:: Data segment ::
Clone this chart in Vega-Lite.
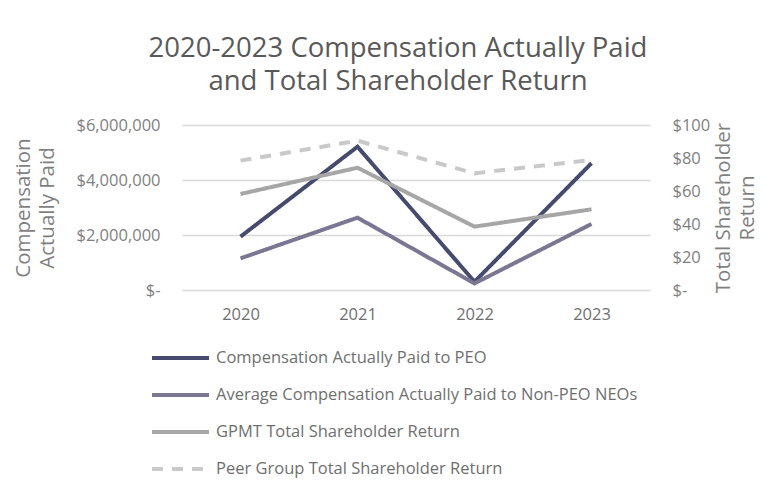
{
  "$schema": "https://vega.github.io/schema/vega-lite/v6.json",
  "autosize": {"type": "none"},
  "width": 468,
  "height": 165,
  "padding": {"left": 182, "top": 125, "right": 113, "bottom": 201},
  "background": "white",
  "title": {
    "text": ["2020-2023 Compensation Actually Paid", "and Total Shareholder Return"],
    "fontSize": 27.5,
    "font": "Open Sans",
    "fontWeight": "normal",
    "color": "#595959",
    "anchor": "middle",
    "dx": -18,
    "offset": 22,
    "lineHeight": 33
  },
  "config": {
    "view": {"stroke": null},
    "font": "Open Sans",
    "axis": {
      "labelFont": "Open Sans",
      "titleFont": "Open Sans",
      "labelColor": "#7f7f7f",
      "titleColor": "#7f7f7f",
      "labelFontSize": 16.5,
      "titleFontSize": 20.5,
      "titleFontWeight": "normal",
      "titleLineHeight": 24,
      "ticks": false,
      "domain": false,
      "gridColor": "#d9d9d9",
      "gridWidth": 1.5
    }
  },
  "data": {
    "values": [
      {"year": "2020", "series": "Compensation Actually Paid to PEO", "value": 1940000},
      {"year": "2021", "series": "Compensation Actually Paid to PEO", "value": 5210000},
      {"year": "2022", "series": "Compensation Actually Paid to PEO", "value": 300000},
      {"year": "2023", "series": "Compensation Actually Paid to PEO", "value": 4610000},
      {"year": "2020", "series": "Average Compensation Actually Paid to Non-PEO NEOs", "value": 1150000},
      {"year": "2021", "series": "Average Compensation Actually Paid to Non-PEO NEOs", "value": 2630000},
      {"year": "2022", "series": "Average Compensation Actually Paid to Non-PEO NEOs", "value": 240000},
      {"year": "2023", "series": "Average Compensation Actually Paid to Non-PEO NEOs", "value": 2400000},
      {"year": "2020", "series": "GPMT Total Shareholder Return", "value": 58.2},
      {"year": "2021", "series": "GPMT Total Shareholder Return", "value": 74.1},
      {"year": "2022", "series": "GPMT Total Shareholder Return", "value": 38.4},
      {"year": "2023", "series": "GPMT Total Shareholder Return", "value": 48.9},
      {"year": "2020", "series": "Peer Group Total Shareholder Return", "value": 78.4},
      {"year": "2021", "series": "Peer Group Total Shareholder Return", "value": 90.5},
      {"year": "2022", "series": "Peer Group Total Shareholder Return", "value": 70.7},
      {"year": "2023", "series": "Peer Group Total Shareholder Return", "value": 78.8}
    ]
  },
  "encoding": {
    "x": {
      "field": "year",
      "type": "ordinal",
      "title": null,
      "axis": {"labelAngle": 0, "labelPadding": 16, "labelColor": "#6f6f6f", "grid": false}
    },
    "color": {
      "field": "series",
      "type": "nominal",
      "title": null,
      "scale": {
        "domain": ["Compensation Actually Paid to PEO", "Average Compensation Actually Paid to Non-PEO NEOs", "GPMT Total Shareholder Return", "Peer Group Total Shareholder Return"],
        "range": ["#464b6e", "#7b7793", "#a6a6a6", "#c9c9c9"]
      },
      "legend": {
        "orient": "none",
        "legendX": 8,
        "legendY": 221,
        "direction": "vertical",
        "symbolType": "M-5,0H0.7",
        "symbolSize": 400,
        "symbolStrokeWidth": 4,
        "labelFontSize": 16.5,
        "labelColor": "#6f6f6f",
        "labelFont": "Open Sans",
        "rowPadding": 16,
        "labelOffset": 2,
        "labelLimit": 600
      }
    },
    "strokeDash": {
      "field": "series",
      "type": "nominal",
      "title": null,
      "scale": {
        "domain": ["Compensation Actually Paid to PEO", "Average Compensation Actually Paid to Non-PEO NEOs", "GPMT Total Shareholder Return", "Peer Group Total Shareholder Return"],
        "range": [[1, 0], [1, 0], [1, 0], [11, 9]]
      },
      "legend": {
        "orient": "none",
        "legendX": 8,
        "legendY": 221,
        "direction": "vertical",
        "symbolType": "M-5,0H0.7",
        "symbolSize": 400,
        "symbolStrokeWidth": 4,
        "labelFontSize": 16.5,
        "labelColor": "#6f6f6f",
        "labelFont": "Open Sans",
        "rowPadding": 16,
        "labelOffset": 2,
        "labelLimit": 600
      }
    }
  },
  "layer": [
    {
      "transform": [{"filter": "datum.value > 1000"}],
      "mark": {"type": "line", "strokeWidth": 4},
      "encoding": {
        "y": {
          "field": "value",
          "type": "quantitative",
          "scale": {"domain": [0, 6000000]},
          "axis": {
            "orient": "left",
            "values": [0, 2000000, 4000000, 6000000],
            "labelExpr": "datum.value == 0 ? '$-' : format(datum.value, '$,.0f')",
            "labelPadding": 22,
            "title": ["Compensation", "Actually Paid"],
            "titlePadding": 18,
            "grid": true
          }
        }
      }
    },
    {
      "transform": [{"filter": "datum.value <= 1000"}],
      "mark": {"type": "line", "strokeWidth": 4},
      "encoding": {
        "y": {
          "field": "value",
          "type": "quantitative",
          "scale": {"domain": [0, 100]},
          "axis": {
            "orient": "right",
            "values": [0, 20, 40, 60, 80, 100],
            "labelExpr": "datum.value == 0 ? '$-' : '$' + datum.value",
            "labelPadding": 22,
            "title": ["Total Shareholder", "Return"],
            "titleAngle": -90,
            "titlePadding": 0,
            "grid": false
          }
        }
      }
    }
  ],
  "resolve": {"scale": {"y": "independent"}}
}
:::
Write out each line again precisely as it appears, skipping every picture.

◆ Written answer ◆
Clone this chart in Vega-Lite.
{
  "$schema": "https://vega.github.io/schema/vega-lite/v6.json",
  "autosize": {"type": "none"},
  "width": 468,
  "height": 165,
  "padding": {"left": 182, "top": 125, "right": 113, "bottom": 201},
  "background": "white",
  "title": {
    "text": ["2020-2023 Compensation Actually Paid", "and Total Shareholder Return"],
    "fontSize": 27.5,
    "font": "Open Sans",
    "fontWeight": "normal",
    "color": "#595959",
    "anchor": "middle",
    "dx": -18,
    "offset": 22,
    "lineHeight": 33
  },
  "config": {
    "view": {"stroke": null},
    "font": "Open Sans",
    "axis": {
      "labelFont": "Open Sans",
      "titleFont": "Open Sans",
      "labelColor": "#7f7f7f",
      "titleColor": "#7f7f7f",
      "labelFontSize": 16.5,
      "titleFontSize": 20.5,
      "titleFontWeight": "normal",
      "titleLineHeight": 24,
      "ticks": false,
      "domain": false,
      "gridColor": "#d9d9d9",
      "gridWidth": 1.5
    }
  },
  "data": {
    "values": [
      {"year": "2020", "series": "Compensation Actually Paid to PEO", "value": 1940000},
      {"year": "2021", "series": "Compensation Actually Paid to PEO", "value": 5210000},
      {"year": "2022", "series": "Compensation Actually Paid to PEO", "value": 300000},
      {"year": "2023", "series": "Compensation Actually Paid to PEO", "value": 4610000},
      {"year": "2020", "series": "Average Compensation Actually Paid to Non-PEO NEOs", "value": 1150000},
      {"year": "2021", "series": "Average Compensation Actually Paid to Non-PEO NEOs", "value": 2630000},
      {"year": "2022", "series": "Average Compensation Actually Paid to Non-PEO NEOs", "value": 240000},
      {"year": "2023", "series": "Average Compensation Actually Paid to Non-PEO NEOs", "value": 2400000},
      {"year": "2020", "series": "GPMT Total Shareholder Return", "value": 58.2},
      {"year": "2021", "series": "GPMT Total Shareholder Return", "value": 74.1},
      {"year": "2022", "series": "GPMT Total Shareholder Return", "value": 38.4},
      {"year": "2023", "series": "GPMT Total Shareholder Return", "value": 48.9},
      {"year": "2020", "series": "Peer Group Total Shareholder Return", "value": 78.4},
      {"year": "2021", "series": "Peer Group Total Shareholder Return", "value": 90.5},
      {"year": "2022", "series": "Peer Group Total Shareholder Return", "value": 70.7},
      {"year": "2023", "series": "Peer Group Total Shareholder Return", "value": 78.8}
    ]
  },
  "encoding": {
    "x": {
      "field": "year",
      "type": "ordinal",
      "title": null,
      "axis": {"labelAngle": 0, "labelPadding": 16, "labelColor": "#6f6f6f", "grid": false}
    },
    "color": {
      "field": "series",
      "type": "nominal",
      "title": null,
      "scale": {
        "domain": ["Compensation Actually Paid to PEO", "Average Compensation Actually Paid to Non-PEO NEOs", "GPMT Total Shareholder Return", "Peer Group Total Shareholder Return"],
        "range": ["#464b6e", "#7b7793", "#a6a6a6", "#c9c9c9"]
      },
      "legend": {
        "orient": "none",
        "legendX": 8,
        "legendY": 221,
        "direction": "vertical",
        "symbolType": "M-5,0H0.7",
        "symbolSize": 400,
        "symbolStrokeWidth": 4,
        "labelFontSize": 16.5,
        "labelColor": "#6f6f6f",
        "labelFont": "Open Sans",
        "rowPadding": 16,
        "labelOffset": 2,
        "labelLimit": 600
      }
    },
    "strokeDash": {
      "field": "series",
      "type": "nominal",
      "title": null,
      "scale": {
        "domain": ["Compensation Actually Paid to PEO", "Average Compensation Actually Paid to Non-PEO NEOs", "GPMT Total Shareholder Return", "Peer Group Total Shareholder Return"],
        "range": [[1, 0], [1, 0], [1, 0], [11, 9]]
      },
      "legend": {
        "orient": "none",
        "legendX": 8,
        "legendY": 221,
        "direction": "vertical",
        "symbolType": "M-5,0H0.7",
        "symbolSize": 400,
        "symbolStrokeWidth": 4,
        "labelFontSize": 16.5,
        "labelColor": "#6f6f6f",
        "labelFont": "Open Sans",
        "rowPadding": 16,
        "labelOffset": 2,
        "labelLimit": 600
      }
    }
  },
  "layer": [
    {
      "transform": [{"filter": "datum.value > 1000"}],
      "mark": {"type": "line", "strokeWidth": 4},
      "encoding": {
        "y": {
          "field": "value",
          "type": "quantitative",
          "scale": {"domain": [0, 6000000]},
          "axis": {
            "orient": "left",
            "values": [0, 2000000, 4000000, 6000000],
            "labelExpr": "datum.value == 0 ? '$-' : format(datum.value, '$,.0f')",
            "labelPadding": 22,
            "title": ["Compensation", "Actually Paid"],
            "titlePadding": 18,
            "grid": true
          }
        }
      }
    },
    {
      "transform": [{"filter": "datum.value <= 1000"}],
      "mark": {"type": "line", "strokeWidth": 4},
      "encoding": {
        "y": {
          "field": "value",
          "type": "quantitative",
          "scale": {"domain": [0, 100]},
          "axis": {
            "orient": "right",
            "values": [0, 20, 40, 60, 80, 100],
            "labelExpr": "datum.value == 0 ? '$-' : '$' + datum.value",
            "labelPadding": 22,
            "title": ["Total Shareholder", "Return"],
            "titleAngle": -90,
            "titlePadding": 0,
            "grid": false
          }
        }
      }
    }
  ],
  "resolve": {"scale": {"y": "independent"}}
}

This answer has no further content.